--- start ENTRIES SHOWN ---

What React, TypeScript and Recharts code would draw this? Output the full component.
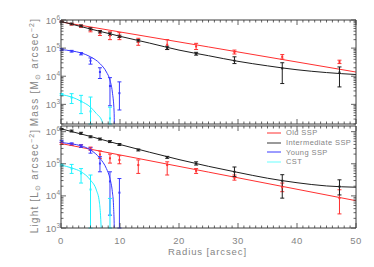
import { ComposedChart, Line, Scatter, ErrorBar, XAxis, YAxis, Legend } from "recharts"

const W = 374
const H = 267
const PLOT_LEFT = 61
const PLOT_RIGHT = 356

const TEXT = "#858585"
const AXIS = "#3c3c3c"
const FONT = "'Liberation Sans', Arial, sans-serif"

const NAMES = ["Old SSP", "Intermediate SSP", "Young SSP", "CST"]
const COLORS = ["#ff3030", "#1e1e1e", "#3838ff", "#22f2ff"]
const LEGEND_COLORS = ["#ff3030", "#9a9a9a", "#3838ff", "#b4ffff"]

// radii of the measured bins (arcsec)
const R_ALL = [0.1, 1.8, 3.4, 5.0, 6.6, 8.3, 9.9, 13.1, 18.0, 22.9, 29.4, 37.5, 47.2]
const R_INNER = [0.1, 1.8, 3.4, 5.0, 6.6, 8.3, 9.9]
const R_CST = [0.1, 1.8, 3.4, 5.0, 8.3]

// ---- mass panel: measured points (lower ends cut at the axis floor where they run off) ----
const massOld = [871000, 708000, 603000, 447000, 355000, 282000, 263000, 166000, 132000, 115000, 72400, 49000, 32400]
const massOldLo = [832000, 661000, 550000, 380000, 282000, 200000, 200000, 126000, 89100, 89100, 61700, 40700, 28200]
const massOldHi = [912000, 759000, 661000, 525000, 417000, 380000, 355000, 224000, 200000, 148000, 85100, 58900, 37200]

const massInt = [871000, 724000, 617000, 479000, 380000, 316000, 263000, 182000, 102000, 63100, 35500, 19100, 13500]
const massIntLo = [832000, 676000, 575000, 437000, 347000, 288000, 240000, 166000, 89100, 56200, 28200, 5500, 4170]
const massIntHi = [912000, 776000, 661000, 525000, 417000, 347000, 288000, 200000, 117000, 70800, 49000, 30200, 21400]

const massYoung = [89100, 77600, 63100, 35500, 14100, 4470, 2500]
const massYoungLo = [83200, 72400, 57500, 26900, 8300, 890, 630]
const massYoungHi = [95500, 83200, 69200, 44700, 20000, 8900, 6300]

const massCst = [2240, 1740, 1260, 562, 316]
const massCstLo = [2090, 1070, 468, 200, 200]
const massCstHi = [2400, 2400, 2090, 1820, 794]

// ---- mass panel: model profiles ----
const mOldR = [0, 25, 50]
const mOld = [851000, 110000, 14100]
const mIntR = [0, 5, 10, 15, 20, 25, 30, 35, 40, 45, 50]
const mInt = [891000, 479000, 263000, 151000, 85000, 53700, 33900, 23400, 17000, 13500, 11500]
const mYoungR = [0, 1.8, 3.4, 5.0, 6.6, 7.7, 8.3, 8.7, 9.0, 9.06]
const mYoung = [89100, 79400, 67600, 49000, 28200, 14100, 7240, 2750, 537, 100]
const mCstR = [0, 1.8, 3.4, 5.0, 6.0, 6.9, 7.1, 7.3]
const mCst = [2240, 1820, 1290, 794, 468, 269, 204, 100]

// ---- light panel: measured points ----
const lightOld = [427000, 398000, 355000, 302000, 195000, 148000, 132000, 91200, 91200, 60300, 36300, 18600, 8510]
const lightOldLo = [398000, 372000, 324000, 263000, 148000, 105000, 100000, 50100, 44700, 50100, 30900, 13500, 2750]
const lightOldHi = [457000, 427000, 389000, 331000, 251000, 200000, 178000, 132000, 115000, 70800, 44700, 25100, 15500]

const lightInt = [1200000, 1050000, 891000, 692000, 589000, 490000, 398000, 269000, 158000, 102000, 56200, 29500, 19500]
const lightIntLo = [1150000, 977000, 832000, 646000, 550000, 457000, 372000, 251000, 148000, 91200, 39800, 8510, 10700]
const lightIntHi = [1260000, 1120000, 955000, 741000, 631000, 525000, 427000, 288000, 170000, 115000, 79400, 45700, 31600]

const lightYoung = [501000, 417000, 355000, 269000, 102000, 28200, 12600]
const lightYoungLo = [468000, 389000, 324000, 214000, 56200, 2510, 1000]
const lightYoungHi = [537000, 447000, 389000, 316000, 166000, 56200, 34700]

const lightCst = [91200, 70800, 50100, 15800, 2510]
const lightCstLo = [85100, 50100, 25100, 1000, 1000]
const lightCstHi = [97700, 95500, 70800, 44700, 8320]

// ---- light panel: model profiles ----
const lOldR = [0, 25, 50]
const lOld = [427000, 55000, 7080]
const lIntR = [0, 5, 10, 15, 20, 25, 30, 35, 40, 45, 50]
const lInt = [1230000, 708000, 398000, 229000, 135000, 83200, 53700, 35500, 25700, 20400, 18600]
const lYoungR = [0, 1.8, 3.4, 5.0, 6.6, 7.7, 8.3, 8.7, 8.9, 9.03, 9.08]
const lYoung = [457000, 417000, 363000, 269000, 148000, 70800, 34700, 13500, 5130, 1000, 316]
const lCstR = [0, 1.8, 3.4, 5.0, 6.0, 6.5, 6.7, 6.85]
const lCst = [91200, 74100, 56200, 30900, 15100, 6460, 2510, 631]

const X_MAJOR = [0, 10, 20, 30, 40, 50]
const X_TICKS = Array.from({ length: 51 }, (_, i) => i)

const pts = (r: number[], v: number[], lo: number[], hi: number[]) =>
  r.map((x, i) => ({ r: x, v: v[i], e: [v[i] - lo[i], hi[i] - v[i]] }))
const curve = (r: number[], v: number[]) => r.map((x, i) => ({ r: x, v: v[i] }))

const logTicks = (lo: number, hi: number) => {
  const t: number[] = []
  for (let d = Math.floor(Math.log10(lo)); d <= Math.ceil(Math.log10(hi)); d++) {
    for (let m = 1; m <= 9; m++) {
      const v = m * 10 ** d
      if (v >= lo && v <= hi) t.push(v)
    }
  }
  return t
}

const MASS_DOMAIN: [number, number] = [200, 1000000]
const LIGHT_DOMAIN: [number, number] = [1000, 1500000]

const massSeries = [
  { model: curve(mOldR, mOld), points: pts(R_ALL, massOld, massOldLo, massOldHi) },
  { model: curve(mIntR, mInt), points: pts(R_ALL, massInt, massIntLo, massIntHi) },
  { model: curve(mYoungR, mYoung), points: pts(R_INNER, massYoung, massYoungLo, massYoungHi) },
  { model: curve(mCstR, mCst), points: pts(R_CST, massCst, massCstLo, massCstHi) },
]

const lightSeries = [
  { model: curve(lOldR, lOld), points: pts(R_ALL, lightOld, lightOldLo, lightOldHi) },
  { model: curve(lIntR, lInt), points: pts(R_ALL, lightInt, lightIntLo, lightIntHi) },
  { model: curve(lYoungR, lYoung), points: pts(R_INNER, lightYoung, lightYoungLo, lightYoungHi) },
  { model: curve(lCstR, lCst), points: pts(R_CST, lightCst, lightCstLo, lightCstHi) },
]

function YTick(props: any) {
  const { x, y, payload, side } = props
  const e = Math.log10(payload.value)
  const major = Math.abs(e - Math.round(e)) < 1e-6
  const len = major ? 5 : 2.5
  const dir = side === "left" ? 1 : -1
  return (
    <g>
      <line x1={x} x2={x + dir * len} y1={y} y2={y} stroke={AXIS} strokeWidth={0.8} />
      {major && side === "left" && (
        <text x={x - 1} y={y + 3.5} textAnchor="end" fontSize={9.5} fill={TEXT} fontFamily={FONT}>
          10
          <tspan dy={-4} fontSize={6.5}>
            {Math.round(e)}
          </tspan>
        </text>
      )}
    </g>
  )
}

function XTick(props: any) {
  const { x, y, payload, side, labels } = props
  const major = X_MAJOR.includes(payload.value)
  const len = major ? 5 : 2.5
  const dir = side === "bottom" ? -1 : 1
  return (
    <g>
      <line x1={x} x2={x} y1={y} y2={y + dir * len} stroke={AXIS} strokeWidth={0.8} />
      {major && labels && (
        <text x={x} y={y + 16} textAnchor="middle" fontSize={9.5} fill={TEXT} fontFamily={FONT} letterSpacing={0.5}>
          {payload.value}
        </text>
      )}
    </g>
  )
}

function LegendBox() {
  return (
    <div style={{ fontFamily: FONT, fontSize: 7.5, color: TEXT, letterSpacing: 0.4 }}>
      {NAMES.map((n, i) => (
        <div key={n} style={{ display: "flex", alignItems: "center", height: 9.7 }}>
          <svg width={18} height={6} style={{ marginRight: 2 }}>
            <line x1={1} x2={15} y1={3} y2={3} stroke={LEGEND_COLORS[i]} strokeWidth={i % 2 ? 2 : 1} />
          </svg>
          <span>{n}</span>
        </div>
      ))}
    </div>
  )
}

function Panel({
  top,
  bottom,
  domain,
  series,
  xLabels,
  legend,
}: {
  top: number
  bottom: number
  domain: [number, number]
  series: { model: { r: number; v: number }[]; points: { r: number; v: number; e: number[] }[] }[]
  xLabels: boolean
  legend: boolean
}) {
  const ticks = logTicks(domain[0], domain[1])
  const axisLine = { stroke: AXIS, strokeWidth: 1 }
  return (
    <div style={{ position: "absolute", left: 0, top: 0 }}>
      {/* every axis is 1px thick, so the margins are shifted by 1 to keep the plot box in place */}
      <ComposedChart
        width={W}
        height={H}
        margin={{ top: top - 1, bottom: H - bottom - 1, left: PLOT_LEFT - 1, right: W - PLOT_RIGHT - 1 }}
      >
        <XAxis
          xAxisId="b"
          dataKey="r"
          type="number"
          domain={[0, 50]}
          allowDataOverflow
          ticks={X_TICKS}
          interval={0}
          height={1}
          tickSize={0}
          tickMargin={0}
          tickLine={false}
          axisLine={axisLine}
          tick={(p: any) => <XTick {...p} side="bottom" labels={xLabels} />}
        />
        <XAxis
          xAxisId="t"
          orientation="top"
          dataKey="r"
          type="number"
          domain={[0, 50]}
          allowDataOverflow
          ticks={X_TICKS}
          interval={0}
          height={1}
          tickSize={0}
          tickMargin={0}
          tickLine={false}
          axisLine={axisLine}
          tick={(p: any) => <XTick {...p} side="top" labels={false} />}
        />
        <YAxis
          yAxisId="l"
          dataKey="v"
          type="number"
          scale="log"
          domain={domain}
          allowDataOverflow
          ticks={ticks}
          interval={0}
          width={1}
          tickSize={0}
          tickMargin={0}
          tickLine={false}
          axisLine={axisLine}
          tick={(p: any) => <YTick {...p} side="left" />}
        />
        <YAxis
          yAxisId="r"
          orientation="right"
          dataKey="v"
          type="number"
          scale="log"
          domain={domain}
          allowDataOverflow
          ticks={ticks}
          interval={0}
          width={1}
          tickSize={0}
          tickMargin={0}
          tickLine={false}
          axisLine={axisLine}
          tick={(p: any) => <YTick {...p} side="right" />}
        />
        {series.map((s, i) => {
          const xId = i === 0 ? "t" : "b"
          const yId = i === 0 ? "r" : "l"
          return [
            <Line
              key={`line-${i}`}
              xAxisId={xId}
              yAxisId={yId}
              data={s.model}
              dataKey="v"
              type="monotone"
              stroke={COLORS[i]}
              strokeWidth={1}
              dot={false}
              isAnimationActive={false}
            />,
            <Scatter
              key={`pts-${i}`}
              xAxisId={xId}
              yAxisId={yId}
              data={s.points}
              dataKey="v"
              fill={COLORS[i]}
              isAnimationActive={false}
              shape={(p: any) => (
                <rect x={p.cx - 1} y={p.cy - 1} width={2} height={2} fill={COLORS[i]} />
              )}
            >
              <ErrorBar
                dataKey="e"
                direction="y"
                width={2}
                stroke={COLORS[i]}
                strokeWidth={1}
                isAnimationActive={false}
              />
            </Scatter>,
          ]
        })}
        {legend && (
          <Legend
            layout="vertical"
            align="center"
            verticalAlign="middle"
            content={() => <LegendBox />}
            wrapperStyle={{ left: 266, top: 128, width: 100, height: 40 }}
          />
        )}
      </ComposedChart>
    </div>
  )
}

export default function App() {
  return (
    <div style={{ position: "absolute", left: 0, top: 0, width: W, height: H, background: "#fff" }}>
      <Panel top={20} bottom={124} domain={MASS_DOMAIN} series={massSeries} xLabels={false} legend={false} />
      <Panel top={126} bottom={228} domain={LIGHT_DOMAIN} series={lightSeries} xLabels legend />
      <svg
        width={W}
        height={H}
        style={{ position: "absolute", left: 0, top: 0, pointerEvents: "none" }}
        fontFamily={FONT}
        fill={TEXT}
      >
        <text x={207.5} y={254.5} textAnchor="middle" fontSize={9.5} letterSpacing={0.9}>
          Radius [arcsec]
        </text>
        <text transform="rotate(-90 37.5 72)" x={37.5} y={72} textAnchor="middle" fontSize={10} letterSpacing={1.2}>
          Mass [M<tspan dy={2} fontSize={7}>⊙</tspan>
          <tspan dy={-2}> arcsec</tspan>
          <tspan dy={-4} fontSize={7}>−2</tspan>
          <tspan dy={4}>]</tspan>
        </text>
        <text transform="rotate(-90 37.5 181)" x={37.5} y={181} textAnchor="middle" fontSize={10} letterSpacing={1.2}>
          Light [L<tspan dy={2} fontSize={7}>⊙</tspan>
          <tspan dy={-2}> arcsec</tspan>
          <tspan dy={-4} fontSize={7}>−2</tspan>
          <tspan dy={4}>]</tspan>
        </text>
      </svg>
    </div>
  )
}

--- end ENTRIES SHOWN ---
--- start ENTRIES SHOWN ---

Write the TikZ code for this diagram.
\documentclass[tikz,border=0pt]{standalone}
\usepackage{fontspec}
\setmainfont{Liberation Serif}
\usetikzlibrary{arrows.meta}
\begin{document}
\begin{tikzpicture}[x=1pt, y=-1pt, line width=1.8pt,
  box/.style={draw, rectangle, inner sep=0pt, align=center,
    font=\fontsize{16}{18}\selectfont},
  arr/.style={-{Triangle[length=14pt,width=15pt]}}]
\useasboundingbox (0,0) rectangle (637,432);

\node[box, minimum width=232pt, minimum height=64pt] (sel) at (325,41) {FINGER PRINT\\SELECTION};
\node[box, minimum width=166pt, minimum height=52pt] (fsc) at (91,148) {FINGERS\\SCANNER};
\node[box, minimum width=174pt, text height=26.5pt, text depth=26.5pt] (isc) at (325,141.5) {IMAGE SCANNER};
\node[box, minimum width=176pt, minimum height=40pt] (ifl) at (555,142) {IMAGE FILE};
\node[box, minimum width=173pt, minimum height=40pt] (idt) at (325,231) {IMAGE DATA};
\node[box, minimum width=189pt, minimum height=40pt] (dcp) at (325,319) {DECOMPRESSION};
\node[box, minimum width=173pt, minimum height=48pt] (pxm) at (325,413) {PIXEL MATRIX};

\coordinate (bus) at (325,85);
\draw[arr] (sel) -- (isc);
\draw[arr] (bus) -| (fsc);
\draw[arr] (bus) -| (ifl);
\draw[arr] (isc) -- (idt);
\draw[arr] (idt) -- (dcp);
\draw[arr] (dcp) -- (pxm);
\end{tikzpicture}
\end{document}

--- end ENTRIES SHOWN ---
--- start ENTRIES SHOWN ---

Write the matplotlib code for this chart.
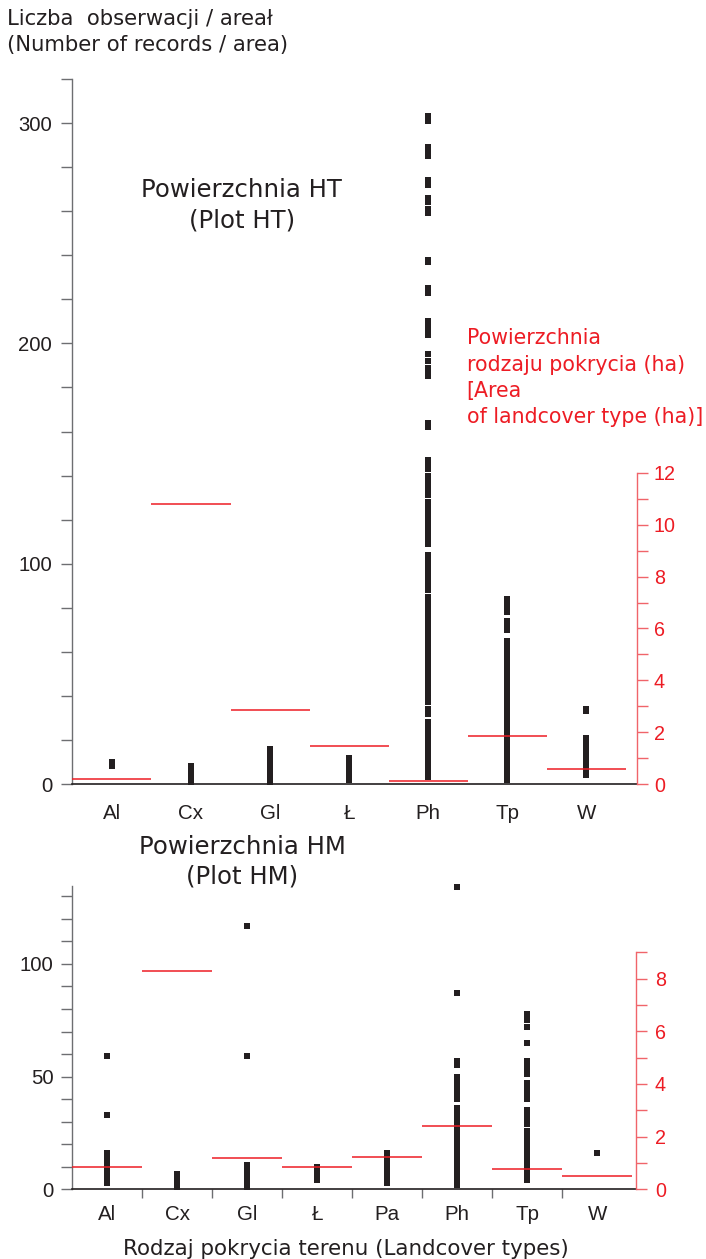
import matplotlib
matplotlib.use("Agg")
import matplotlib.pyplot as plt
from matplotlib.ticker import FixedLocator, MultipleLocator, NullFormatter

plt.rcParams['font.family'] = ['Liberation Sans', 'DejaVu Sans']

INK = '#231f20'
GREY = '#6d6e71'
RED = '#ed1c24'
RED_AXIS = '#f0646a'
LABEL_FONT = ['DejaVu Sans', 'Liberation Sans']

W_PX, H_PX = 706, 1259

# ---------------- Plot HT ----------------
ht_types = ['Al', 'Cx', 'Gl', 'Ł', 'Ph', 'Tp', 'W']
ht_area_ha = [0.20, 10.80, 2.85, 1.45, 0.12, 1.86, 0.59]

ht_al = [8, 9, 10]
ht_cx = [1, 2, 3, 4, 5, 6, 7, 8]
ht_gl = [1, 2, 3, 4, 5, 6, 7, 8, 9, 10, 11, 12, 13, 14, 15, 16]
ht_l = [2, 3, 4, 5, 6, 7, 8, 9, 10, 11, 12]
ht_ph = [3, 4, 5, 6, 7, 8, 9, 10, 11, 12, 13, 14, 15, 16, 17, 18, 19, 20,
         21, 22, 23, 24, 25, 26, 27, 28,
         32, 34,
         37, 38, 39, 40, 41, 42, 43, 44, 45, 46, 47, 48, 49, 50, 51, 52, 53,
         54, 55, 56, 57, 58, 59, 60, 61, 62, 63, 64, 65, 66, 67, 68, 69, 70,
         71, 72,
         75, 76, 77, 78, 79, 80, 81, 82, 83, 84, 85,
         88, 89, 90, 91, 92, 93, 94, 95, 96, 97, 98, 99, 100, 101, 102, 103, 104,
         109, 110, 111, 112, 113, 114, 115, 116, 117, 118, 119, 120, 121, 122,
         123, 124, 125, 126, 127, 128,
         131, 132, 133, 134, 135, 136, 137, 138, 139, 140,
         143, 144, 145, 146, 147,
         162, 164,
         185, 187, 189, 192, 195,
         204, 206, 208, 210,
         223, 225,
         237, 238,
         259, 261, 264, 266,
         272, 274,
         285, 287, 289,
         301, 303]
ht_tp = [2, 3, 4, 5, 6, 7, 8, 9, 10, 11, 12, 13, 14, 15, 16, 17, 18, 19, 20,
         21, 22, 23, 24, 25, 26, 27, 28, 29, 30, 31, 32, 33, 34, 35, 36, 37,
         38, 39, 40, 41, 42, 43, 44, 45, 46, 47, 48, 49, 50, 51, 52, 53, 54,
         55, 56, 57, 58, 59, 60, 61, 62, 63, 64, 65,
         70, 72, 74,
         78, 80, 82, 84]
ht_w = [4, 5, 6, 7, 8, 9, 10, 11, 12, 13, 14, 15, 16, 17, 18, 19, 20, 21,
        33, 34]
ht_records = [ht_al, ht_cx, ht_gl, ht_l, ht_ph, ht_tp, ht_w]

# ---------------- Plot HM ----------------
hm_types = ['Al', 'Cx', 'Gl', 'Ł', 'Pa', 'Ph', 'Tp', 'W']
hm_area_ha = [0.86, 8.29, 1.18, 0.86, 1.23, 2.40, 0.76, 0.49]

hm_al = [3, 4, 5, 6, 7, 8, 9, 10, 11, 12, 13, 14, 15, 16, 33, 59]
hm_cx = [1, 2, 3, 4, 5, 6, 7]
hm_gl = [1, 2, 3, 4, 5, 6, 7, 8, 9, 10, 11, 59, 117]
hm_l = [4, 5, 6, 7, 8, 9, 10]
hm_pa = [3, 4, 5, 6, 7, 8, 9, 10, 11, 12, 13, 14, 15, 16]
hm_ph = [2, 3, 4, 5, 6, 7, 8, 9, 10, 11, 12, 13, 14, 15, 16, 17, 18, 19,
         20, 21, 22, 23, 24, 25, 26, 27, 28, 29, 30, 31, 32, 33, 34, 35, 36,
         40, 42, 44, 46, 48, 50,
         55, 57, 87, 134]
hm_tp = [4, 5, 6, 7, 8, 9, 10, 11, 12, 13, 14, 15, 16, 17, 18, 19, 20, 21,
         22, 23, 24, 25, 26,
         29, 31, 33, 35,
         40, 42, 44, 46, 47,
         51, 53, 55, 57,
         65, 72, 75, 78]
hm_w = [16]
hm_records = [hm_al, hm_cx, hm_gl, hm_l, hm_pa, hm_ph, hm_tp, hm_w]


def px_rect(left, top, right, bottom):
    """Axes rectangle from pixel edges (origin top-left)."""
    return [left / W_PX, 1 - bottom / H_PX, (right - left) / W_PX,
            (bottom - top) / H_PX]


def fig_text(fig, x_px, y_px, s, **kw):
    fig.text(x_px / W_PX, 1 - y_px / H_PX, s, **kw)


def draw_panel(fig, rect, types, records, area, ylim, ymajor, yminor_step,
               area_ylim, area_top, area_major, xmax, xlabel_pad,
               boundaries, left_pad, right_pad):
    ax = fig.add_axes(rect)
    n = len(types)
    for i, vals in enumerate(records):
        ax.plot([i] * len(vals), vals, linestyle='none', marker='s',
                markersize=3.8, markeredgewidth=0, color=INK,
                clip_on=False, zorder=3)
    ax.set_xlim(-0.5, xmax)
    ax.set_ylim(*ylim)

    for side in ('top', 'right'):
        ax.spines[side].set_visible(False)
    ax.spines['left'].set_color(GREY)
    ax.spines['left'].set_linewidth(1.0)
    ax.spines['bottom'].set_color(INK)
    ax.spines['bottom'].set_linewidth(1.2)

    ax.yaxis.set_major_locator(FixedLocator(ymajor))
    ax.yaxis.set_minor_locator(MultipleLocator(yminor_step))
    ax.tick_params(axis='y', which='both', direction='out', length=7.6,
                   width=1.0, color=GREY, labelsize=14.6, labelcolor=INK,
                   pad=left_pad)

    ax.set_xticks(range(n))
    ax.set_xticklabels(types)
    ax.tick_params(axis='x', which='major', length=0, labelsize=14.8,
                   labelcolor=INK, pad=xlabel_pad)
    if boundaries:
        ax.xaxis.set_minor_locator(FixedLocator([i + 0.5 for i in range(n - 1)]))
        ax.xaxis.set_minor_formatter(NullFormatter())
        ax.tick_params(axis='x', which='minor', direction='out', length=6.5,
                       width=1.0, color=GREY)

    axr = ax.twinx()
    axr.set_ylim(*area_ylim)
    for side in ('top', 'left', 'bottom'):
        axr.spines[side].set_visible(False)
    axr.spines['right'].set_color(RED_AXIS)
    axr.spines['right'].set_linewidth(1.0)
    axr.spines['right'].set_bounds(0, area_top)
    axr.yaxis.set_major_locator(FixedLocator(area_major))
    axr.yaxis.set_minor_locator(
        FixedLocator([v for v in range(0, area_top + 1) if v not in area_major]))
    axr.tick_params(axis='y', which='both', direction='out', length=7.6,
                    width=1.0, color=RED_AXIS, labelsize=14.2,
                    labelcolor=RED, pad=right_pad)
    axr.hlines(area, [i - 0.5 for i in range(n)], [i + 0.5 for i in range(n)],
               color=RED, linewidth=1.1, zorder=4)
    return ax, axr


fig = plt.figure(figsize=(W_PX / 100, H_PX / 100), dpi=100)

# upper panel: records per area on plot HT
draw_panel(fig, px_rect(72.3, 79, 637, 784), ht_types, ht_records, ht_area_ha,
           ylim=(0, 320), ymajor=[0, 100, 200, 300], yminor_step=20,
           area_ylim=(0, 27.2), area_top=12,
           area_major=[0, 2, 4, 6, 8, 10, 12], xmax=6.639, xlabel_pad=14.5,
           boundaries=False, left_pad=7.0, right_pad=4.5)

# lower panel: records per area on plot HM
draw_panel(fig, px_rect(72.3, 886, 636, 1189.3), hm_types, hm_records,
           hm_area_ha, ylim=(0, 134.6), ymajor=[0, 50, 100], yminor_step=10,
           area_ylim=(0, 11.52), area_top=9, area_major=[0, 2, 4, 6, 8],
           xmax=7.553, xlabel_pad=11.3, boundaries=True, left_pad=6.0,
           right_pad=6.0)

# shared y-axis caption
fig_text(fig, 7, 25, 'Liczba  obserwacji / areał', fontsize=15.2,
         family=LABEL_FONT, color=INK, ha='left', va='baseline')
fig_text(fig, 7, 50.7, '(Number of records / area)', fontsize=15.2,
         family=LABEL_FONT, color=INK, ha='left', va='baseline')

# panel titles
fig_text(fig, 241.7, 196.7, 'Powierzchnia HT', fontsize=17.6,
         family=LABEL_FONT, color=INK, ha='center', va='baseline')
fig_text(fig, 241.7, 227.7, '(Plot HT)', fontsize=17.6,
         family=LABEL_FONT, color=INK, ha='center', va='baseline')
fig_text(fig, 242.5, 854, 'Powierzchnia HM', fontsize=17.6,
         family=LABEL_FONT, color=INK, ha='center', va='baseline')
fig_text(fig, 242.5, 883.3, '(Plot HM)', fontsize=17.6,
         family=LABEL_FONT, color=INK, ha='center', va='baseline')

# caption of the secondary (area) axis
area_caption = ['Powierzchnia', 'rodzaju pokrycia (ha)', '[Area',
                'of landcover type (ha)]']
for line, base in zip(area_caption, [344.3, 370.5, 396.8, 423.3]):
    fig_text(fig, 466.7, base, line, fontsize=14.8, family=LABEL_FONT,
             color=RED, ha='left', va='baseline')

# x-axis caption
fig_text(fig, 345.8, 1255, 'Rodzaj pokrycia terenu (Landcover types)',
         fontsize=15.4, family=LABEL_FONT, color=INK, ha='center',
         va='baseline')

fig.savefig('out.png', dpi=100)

--- end ENTRIES SHOWN ---

WHAT IS NEEDED ▸
Quote exactly what appears from the line containing "What React, TypeScript" through the line containing "const PLOT_RIGHT = 356", both included, except for the pictures, and nothing more.

RESULT FOR THIS EXERCISE ▸
What React, TypeScript and Recharts code would draw this? Output the full component.
import { ComposedChart, Line, Scatter, ErrorBar, XAxis, YAxis, Legend } from "recharts"

const W = 374
const H = 267
const PLOT_LEFT = 61
const PLOT_RIGHT = 356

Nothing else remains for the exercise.